Der Trainer: Mitte Juni gab es eine faustdicke Überraschung, als sich Mahlsdorf und der Aufstiegstrainer Daniel Volbert trennten. Über die Gründe äußerten sich beide Seiten bislang nicht. Mit Simon Rösner konnte jedoch ein erfahrener Mann an die Seitenlinie geholt werden, der bereits die VSG Altglienicke eine Liga höher hievte und zuletzt bei Türkiyemspor Berlin unter Vertrag stand. Sein Ziel formuliert er so: „Schnellstmöglich den Klassenerhalt sichern. Die Qualität des Kaders und des Vereins ist zu groß, um direkt wieder runter zu gehen.” Simon Rösner will die Eintracht viel mit statt gegen den Ball spielen lassen, legt Wert auf Offensive und Tempofußball.
Die Gegner: Sind amtlich. In der Reserve des Zweitligisten Hansa Rostock stehen zahlreiche ambitionierte Jungprofis, der Greifswalder FC mit Profi Ronny Garbuschewski (spielte für Fortuna Düsseldorf) trifft in der 1. Runde des DFB-Pokals auf den Bundesligisten FC Augsburg. Mit dem SC Staaken und Hertha 03 Zehlendorf kommen starke Berliner Klubs hinzu, die es in die Regionalliga zieht. Zudem erwarten Mahlsdorf beim „Abenteuer Oberliga” in den ersten beiden Wochen bereits fünf Spiele, davon drei gegen Teams aus dem Top 6 des Vorjahres. „Ein brutales Auftaktprogramm”, wie Rösner sagt.
Die Fans: Der Verein hofft zum ersten Spiel auf 200 Zuschauer. Es dürften wohl mehr werden. Der Eintrittspreis beträgt acht Euro, fünf Euro zahlen Vereinsmitglieder. In der neuen Saison gibt es einige Neuerungen. Unter anderem wurde auf der linken Spielfeldseite eine Mini-Tribüne aufgestellt, nach der Begegnung wird es eine Pressekonferenz geben. Am Vereinsheim wurde vor wenigen Tagen ein neuer schmucker Biergarten eröffnet.

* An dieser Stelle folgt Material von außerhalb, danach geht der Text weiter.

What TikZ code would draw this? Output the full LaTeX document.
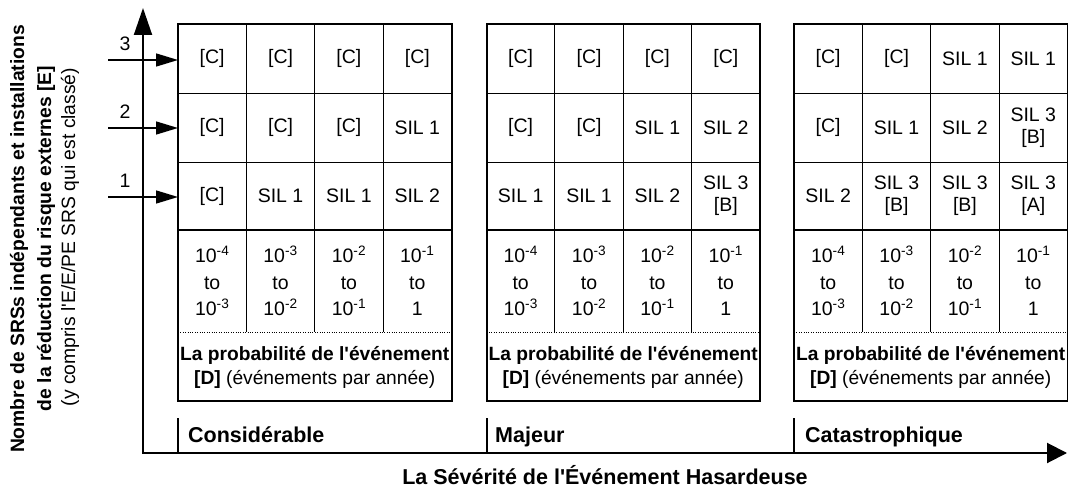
\documentclass[tikz,border=0pt]{standalone}
\usepackage{fontspec}
\newfontfamily\lsans{Liberation Sans}
\usetikzlibrary{arrows.meta}
\begin{document}
\begin{tikzpicture}[x=1pt,y=-1pt,
  cell/.style={font=\lsans\fontsize{19.5}{22}\selectfont, align=center, inner sep=0pt},
  prob/.style={font=\lsans\fontsize{19.5}{26.5}\selectfont, align=center, inner sep=0pt},
  plab/.style={font=\lsans\fontsize{19.2}{24}\selectfont, align=center, inner sep=0pt},
  sev/.style={font=\lsans\bfseries\fontsize{21.5}{24}\selectfont, anchor=base west, inner sep=0pt},
  ylab/.style={font=\lsans\fontsize{19.3}{22}\selectfont, rotate=90, inner sep=0pt},
  ylabb/.style={font=\lsans\bfseries\fontsize{19.3}{22}\selectfont, rotate=90, inner sep=0pt},
  border/.style={line width=2pt, line join=miter},
  gridline/.style={line width=0.9pt},
  dotline/.style={line width=0.8pt, dash pattern=on 1pt off 1.4pt},
  axis/.style={line width=2pt, line join=miter},
  inarrow/.style={line width=1.4pt, -{Triangle[length=22pt,width=13pt]}},
]
\useasboundingbox (0,0) rectangle (1068,489);

% tables
\foreach \tb/\x in {1/178,2/486.5,3/794}{
  \draw[gridline] (\x,93) -- +(273.5,0) (\x,162) -- +(273.5,0);
  \foreach \k in {1,2,3} \draw[gridline] ({\x+\k*68.375},24) -- ({\x+\k*68.375},332);
  \draw[dotline] (\x,332) -- +(273.5,0);
  \draw[border] (\x,230) -- +(273.5,0);
  \draw[border] (\x,24) rectangle +(273.5,377);
  \draw[axis] (\x,418) -- (\x,453);
  \foreach \lo/\hi [count=\i from 0] in {{10\textsuperscript{-4}}/{10\textsuperscript{-3}},{10\textsuperscript{-3}}/{10\textsuperscript{-2}},{10\textsuperscript{-2}}/{10\textsuperscript{-1}},{10\textsuperscript{-1}}/1}
    \node[prob] (p\tb\i) at ({\x+34.19+\i*68.375},281) {\lo\\to\\\hi};
  \node[plab] (lab\tb) at ({\x+136.75},367) {\textbf{La probabilité de l'événement}\\\textbf{[D]} (événements par année)};
}

% table 1 cells
\foreach \txt [count=\i from 0] in {{[C]},{[C]},{[C]},{[C]}}
  \node[cell] (a1r1c\i) at ({212.19+\i*68.375},58.5) {\txt};
\foreach \txt [count=\i from 0] in {{[C]},{[C]},{[C]},{SIL 1}}
  \node[cell] (a1r2c\i) at ({212.19+\i*68.375},127.5) {\txt};
\foreach \txt [count=\i from 0] in {{[C]},{SIL 1},{SIL 1},{SIL 2}}
  \node[cell] (a1r3c\i) at ({212.19+\i*68.375},196) {\txt};
% table 2 cells
\foreach \txt [count=\i from 0] in {{[C]},{[C]},{[C]},{[C]}}
  \node[cell] (a2r1c\i) at ({520.69+\i*68.375},58.5) {\txt};
\foreach \txt [count=\i from 0] in {{[C]},{[C]},{SIL 1},{SIL 2}}
  \node[cell] (a2r2c\i) at ({520.69+\i*68.375},127.5) {\txt};
\foreach \txt [count=\i from 0] in {{SIL 1},{SIL 1},{SIL 2},{SIL 3\\{[B]}}}
  \node[cell] (a2r3c\i) at ({520.69+\i*68.375},196) {\txt};
% table 3 cells
\foreach \txt [count=\i from 0] in {{[C]},{[C]},{SIL 1},{SIL 1}}
  \node[cell] (a3r1c\i) at ({828.19+\i*68.375},58.5) {\txt};
\foreach \txt [count=\i from 0] in {{[C]},{SIL 1},{SIL 2},{SIL 3\\{[B]}}}
  \node[cell] (a3r2c\i) at ({828.19+\i*68.375},127.5) {\txt};
\foreach \txt [count=\i from 0] in {{SIL 2},{SIL 3\\{[B]}},{SIL 3\\{[B]}},{SIL 3\\{[A]}}}
  \node[cell] (a3r3c\i) at ({828.19+\i*68.375},196) {\txt};

% axes
\coordinate (ytop) at (143,8);
\coordinate (O) at (143,453);
\coordinate (xend) at (1067,453);
\draw[axis, {Triangle[length=27pt,width=18pt]}-{Triangle[length=20pt,width=20pt]}] (ytop) -- (O) -- (xend);

% input arrows
\coordinate (s3) at (108,60);  \coordinate (e3) at (178,60);
\coordinate (s2) at (108,128); \coordinate (e2) at (178,128);
\coordinate (s1) at (108,197); \coordinate (e1) at (178,197);
\draw[inarrow] (s3) -- (e3);
\draw[inarrow] (s2) -- (e2);
\draw[inarrow] (s1) -- (e1);
\node[cell] (n3) at (125,44) {3};
\node[cell] (n2) at (125,112) {2};
\node[cell] (n1) at (125,181) {1};

% severity labels
\node[sev] (sv1) at (188,442) {Considérable};
\node[sev] (sv2) at (495,442) {Majeur};
\node[sev] (sv3) at (805,442) {Catastrophique};
\node[font=\lsans\bfseries\fontsize{21.5}{24}\selectfont, inner sep=0pt, anchor=base] (title) at (605,484) {La Sévérité de l'Événement Hasardeuse};

% y label
\node[ylabb] (yl1) at (19,239) {Nombre de SRSs indépendants et installations};
\node[ylabb] (yl2) at (46,238.5) {de la réduction du risque externes [E]};
\node[ylab] (yl3) at (70,237) {(y compris l'E/E/PE SRS qui est classé)};
\end{tikzpicture}
\end{document}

Die Zukunft: Alexander Möller, der neben seinem Platz im Mannschaftskader auch zweiter Vorsitzender des Vereins ist, hofft, dass man künftig in der fünften deutschen Spielklasse eine ähnliche Rolle spielen kann wie über lange Jahre in der Berlin-Liga. Damit würde man zur gewichtigen Nummer im Ostteil Berlins werden. Auch wenn das aufgrund der starken Konkurrenz wie eine Mammutaufgabe erscheint. Hochklassigen Amateurfußball gibts im Osten Berlins mit den Regionalligisten VSG Altglienicke, dem BFC Dynamo oder Lichtenberg 47 schließlich reichlich (vom alles überstrahlenden 1. FC Union Berlin in der Bundesliga ganz zu schweigen). Alles Vereine mit starker Finanzkraft, Stadien, vielen Fans und großer Tradition. Dennoch sagt Möller mit Blick auf die kommenden Jahre: „Wir wollen mittelfristig ein Anker in unserer Region sein.” Zu wünschen wäre es der Eintracht. Mit einem Sieg am Sonntag gegen Stahnsdorf wäre der erste kleine Schritt gemacht.